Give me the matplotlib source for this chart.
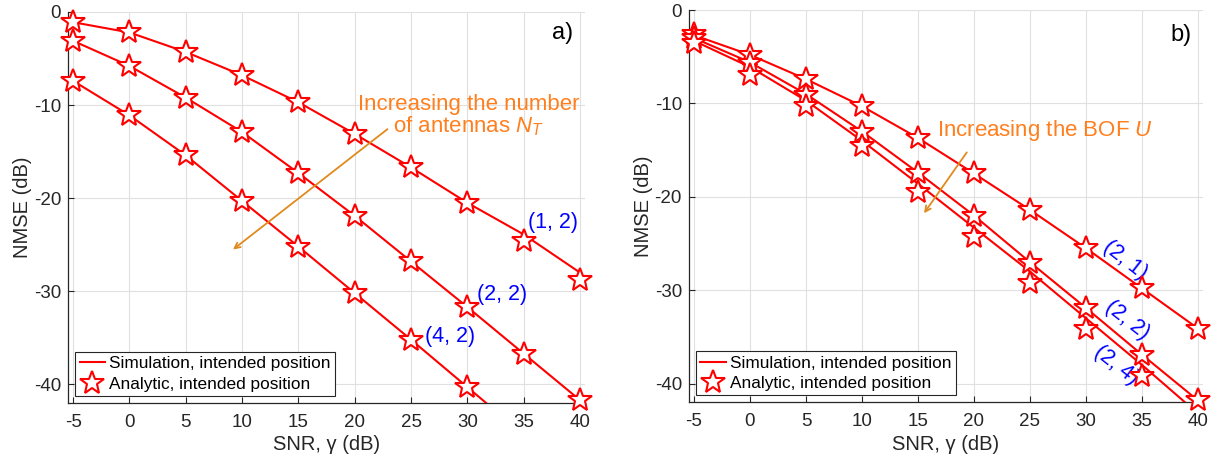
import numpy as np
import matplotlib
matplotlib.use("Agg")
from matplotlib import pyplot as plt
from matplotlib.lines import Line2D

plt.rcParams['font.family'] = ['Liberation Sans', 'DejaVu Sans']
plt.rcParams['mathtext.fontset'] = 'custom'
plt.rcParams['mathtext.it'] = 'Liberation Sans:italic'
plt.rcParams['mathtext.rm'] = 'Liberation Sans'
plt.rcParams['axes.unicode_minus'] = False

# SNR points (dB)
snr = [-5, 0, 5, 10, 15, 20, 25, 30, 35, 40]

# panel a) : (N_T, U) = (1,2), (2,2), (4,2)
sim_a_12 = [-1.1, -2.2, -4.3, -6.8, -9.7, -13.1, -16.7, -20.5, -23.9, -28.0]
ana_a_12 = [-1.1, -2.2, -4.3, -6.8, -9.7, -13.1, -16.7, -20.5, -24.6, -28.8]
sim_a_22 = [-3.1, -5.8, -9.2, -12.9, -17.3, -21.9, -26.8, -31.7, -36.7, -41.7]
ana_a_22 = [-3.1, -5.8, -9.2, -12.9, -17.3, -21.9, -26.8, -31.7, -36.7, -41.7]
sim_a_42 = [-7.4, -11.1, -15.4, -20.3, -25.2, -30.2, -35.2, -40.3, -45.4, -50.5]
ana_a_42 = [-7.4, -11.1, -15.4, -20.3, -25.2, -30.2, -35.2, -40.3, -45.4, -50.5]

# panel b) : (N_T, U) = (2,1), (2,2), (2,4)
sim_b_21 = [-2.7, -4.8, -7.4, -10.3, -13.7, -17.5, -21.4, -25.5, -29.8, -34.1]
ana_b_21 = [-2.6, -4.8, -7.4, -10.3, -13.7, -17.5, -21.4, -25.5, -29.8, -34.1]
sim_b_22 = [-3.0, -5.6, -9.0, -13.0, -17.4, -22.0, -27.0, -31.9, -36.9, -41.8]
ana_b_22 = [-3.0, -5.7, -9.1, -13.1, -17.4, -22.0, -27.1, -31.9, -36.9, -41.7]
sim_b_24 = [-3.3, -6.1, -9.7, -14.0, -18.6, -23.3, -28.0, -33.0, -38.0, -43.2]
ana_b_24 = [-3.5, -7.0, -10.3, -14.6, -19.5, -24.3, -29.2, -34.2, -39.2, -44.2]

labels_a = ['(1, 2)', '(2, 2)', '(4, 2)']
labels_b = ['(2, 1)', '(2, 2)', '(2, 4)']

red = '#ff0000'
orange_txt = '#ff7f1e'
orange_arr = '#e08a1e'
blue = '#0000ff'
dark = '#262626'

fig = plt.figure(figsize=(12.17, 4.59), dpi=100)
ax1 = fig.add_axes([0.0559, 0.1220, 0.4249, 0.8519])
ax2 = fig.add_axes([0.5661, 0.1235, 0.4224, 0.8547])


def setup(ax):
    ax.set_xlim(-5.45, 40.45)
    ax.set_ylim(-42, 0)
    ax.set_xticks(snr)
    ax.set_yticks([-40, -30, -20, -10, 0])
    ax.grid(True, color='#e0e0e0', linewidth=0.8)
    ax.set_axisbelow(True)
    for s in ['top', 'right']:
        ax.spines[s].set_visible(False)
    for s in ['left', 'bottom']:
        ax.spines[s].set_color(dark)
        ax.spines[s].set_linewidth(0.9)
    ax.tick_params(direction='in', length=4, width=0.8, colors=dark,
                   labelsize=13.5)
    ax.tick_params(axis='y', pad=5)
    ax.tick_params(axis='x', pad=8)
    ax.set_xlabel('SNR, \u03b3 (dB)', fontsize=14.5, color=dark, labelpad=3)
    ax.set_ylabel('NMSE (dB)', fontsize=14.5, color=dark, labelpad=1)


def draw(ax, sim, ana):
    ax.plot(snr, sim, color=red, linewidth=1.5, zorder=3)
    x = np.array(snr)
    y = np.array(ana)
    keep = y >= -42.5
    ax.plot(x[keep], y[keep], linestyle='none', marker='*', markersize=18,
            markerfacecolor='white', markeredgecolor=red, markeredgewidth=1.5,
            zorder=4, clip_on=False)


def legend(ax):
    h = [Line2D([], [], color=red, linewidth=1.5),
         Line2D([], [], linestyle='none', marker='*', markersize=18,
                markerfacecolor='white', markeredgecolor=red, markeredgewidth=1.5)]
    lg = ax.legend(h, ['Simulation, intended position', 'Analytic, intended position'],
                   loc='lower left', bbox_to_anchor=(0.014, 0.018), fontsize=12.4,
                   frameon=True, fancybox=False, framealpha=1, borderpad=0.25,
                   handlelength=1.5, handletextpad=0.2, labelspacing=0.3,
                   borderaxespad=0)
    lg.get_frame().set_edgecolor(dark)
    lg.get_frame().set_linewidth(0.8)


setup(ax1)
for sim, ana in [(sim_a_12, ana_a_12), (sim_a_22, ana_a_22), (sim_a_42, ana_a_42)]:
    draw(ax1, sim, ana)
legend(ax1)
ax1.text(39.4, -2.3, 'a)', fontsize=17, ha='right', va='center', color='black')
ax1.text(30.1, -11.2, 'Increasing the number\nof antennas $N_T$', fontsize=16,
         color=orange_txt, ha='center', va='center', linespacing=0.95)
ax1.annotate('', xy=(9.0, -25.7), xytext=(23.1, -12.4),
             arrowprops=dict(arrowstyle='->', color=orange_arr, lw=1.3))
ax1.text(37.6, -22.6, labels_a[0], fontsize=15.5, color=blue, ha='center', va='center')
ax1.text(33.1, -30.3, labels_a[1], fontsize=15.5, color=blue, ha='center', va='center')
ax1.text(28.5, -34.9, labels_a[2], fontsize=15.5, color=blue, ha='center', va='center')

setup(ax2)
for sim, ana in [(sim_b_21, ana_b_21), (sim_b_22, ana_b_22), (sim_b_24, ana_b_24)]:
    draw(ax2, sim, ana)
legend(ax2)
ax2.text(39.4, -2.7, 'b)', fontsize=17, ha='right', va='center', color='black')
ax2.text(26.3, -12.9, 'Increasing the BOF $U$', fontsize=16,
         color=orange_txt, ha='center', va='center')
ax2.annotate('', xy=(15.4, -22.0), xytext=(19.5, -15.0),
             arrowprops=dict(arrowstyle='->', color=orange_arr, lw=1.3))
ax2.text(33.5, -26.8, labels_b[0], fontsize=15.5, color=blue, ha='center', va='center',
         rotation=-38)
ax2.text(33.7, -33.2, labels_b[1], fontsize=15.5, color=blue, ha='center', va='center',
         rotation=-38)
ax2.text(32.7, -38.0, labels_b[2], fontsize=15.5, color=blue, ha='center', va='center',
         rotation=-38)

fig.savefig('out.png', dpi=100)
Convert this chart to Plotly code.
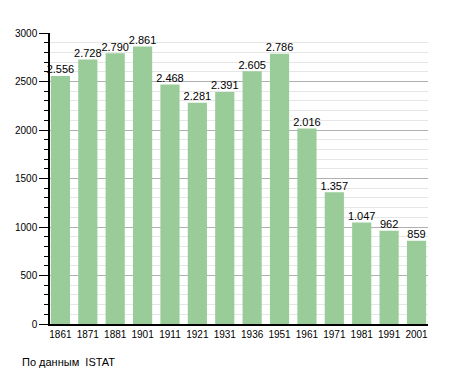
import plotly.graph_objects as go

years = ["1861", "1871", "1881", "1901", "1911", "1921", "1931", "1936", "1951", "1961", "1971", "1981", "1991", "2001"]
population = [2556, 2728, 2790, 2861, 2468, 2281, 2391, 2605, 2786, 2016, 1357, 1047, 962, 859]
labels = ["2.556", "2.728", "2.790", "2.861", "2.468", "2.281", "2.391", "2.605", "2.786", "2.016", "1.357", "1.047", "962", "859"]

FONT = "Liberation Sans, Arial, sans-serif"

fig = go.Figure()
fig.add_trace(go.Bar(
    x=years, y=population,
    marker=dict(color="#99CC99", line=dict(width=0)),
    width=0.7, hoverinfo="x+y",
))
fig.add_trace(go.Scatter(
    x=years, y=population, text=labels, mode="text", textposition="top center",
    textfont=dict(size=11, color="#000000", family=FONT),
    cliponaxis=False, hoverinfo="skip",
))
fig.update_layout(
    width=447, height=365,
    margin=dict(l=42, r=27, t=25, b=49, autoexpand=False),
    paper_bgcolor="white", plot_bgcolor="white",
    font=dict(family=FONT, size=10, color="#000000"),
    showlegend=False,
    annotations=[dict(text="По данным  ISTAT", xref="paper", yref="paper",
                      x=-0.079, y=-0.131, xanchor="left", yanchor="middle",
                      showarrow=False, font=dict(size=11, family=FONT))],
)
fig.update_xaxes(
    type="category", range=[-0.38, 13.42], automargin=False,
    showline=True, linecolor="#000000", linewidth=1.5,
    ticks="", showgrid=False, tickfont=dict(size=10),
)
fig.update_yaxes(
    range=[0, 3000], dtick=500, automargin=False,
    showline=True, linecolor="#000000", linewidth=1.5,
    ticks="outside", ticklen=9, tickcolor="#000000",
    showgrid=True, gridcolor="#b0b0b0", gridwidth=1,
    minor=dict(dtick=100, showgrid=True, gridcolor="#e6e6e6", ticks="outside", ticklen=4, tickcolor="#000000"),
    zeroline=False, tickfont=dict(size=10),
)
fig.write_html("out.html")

▸ **Instructions to follow**:
Begin with the first line of the records and repeat every line up to the one with "snr = [-5, 0, 5, 10, 15, 20, 25, 30, 35, 40]", counting that line too. Pictures are not part of the copy.

▸ **Solution to this task**:
Give me the matplotlib source for this chart.
import numpy as np
import matplotlib
matplotlib.use("Agg")
from matplotlib import pyplot as plt
from matplotlib.lines import Line2D

plt.rcParams['font.family'] = ['Liberation Sans', 'DejaVu Sans']
plt.rcParams['mathtext.fontset'] = 'custom'
plt.rcParams['mathtext.it'] = 'Liberation Sans:italic'
plt.rcParams['mathtext.rm'] = 'Liberation Sans'
plt.rcParams['axes.unicode_minus'] = False

# SNR points (dB)
snr = [-5, 0, 5, 10, 15, 20, 25, 30, 35, 40]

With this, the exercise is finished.